Mr. Drumpf added this bit of insight later on in the piece:
“The United States only produces around 12 percent of the world’s supply of semiconductors, which has easily created a foreign dependency on components critical to most amenities used by Americans every day. In his recent infrastructure proposal, President Biden called for $50 billion to boost U.S. production of semiconductors by creating productive incentives and the establishment of a National Semiconductor Technology Center for research and design.”
Here’s a tweet by the author:
The U.S. invested heavily in plastics and dumped steel long ago; China still considers steel worthy of being subsidized and can produce it for pennies on the dollar compared to our cost now. Protectionism tariffs do not help the consumer.
— Rob Stumpf ⚡️ (@RobDrivesCars) July 21, 2018
I wish I had the time to go back and research every time that somebody at The Drive made fun of “America First,” or “Make America Great Again,” I really do. Just assume it was a lot and that he’s completely unaware of how we got into this situation in the first place. There’s also a stunning lack of self awareness on the part of The Drive’s editorial staff, but nobody is surprised by that. These are some of the same people who used to insert gender neutral language into every review I turned in at Jalopnik.
Nowhere in the piece (of trash) does our author even begin to mention the root cause of this inventory shortage—on-demand manufacturing. You know why? Because then he wouldn’t be able to talk about how awesome it would be if everybody could order cars directly from the manufacturer.
No, wait a second, I’m giving him wayyyyy too much credit. It’s not just improbable that he doesn’t understand how vehicle allocation works at dealerships, it’s “Detroit Lions Win The Super Bowl” levels of impossible. But talk to literally any GM of any dealership, and they’ll tell you that the reason we have no inventory on the ground is because OEMs have refused to just keep the assembly lines running in the past—had they done so in 2019 or 2020, we’d be fine now. But they didn’t compete with laptop or video game console manufacturers for microchips, because they were building to SAAR levels instead of just producing inventory.
Okay, so that’s all fine and good and I got some vitriol out of my system. But what does all of this inventory shortage stuff mean to you? Let’s see…oh it means exactly the opposite of what The Drive told you!
God damnit, here we go again.
“So if you’re looking for the best deal on a new ride, now might not be the best time to buy, especially if you don’t want to be upside down on your loan in a few months.”
This is an epically fucking stupid thing to say.

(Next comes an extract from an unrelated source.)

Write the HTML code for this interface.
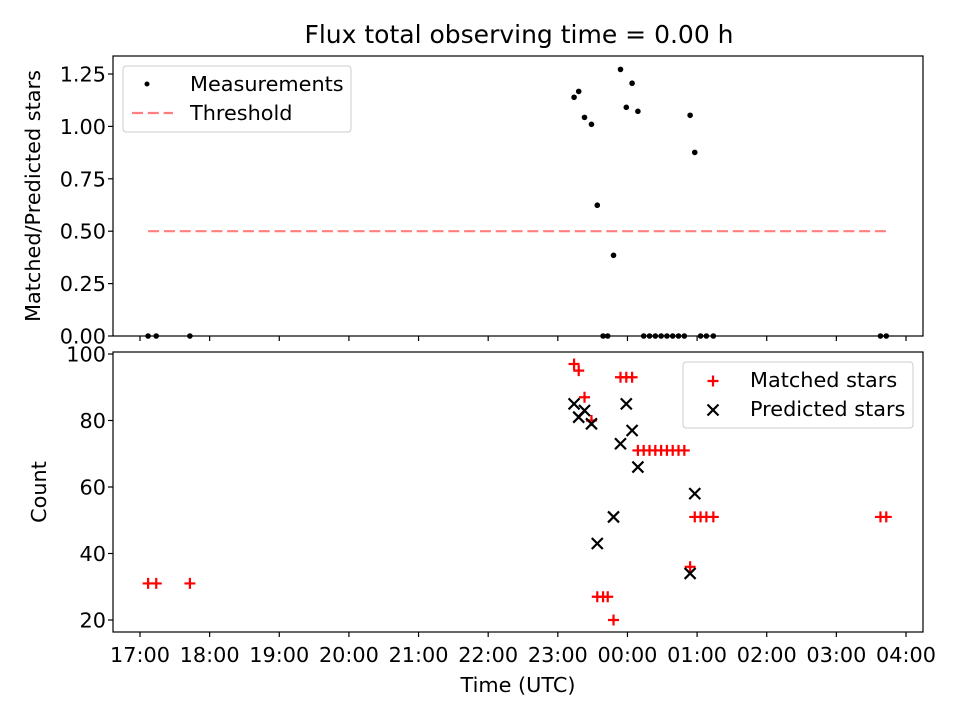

Trade-in values are at an all-time high. I repeat, trade in values are at an all-time high. Every dealer realizes that he or she will be in the used car business for quite some time to come. The amount of money that you can get for your trade now will likely more than make up for any lack of discount that you may or may not receive on the new vehicle, especially if you’re buying a less popular model or trim.
But what you should really do right now is lease, doubly so if you have a trade. But do not apply the trade to the lease. Simply sell your old car for top dollar, pocket the cash, and then lease a new one at a promotional rate with zero down.
And here’s the kicker—you might be able to trade in that lease for a profit in 12 months or less, pocket more cash, and then do it all over again, because there is no sign that the semiconductor shortage is going to resolve itself any time soon. Even if it does, there are other supply chain issues coming down the pike (tires, foam) that will fuck everybody again.
So let’s come back to that Gell-Mann Amnesia bit again—the next time you are even remotely considering taking anything that The Drive says seriously, remember how completely and utterly wrong this article was, and then remember that they are largely run by people living in NYC who don’t own cars, and then you can remember that they also can’t drive their way out of a paper bag.
And then, please, delete your cookies and browsing history, just to make the rest of the internet safe for information about the auto industry. Somebody should nuke their servers from orbit. It’s the only way to be sure.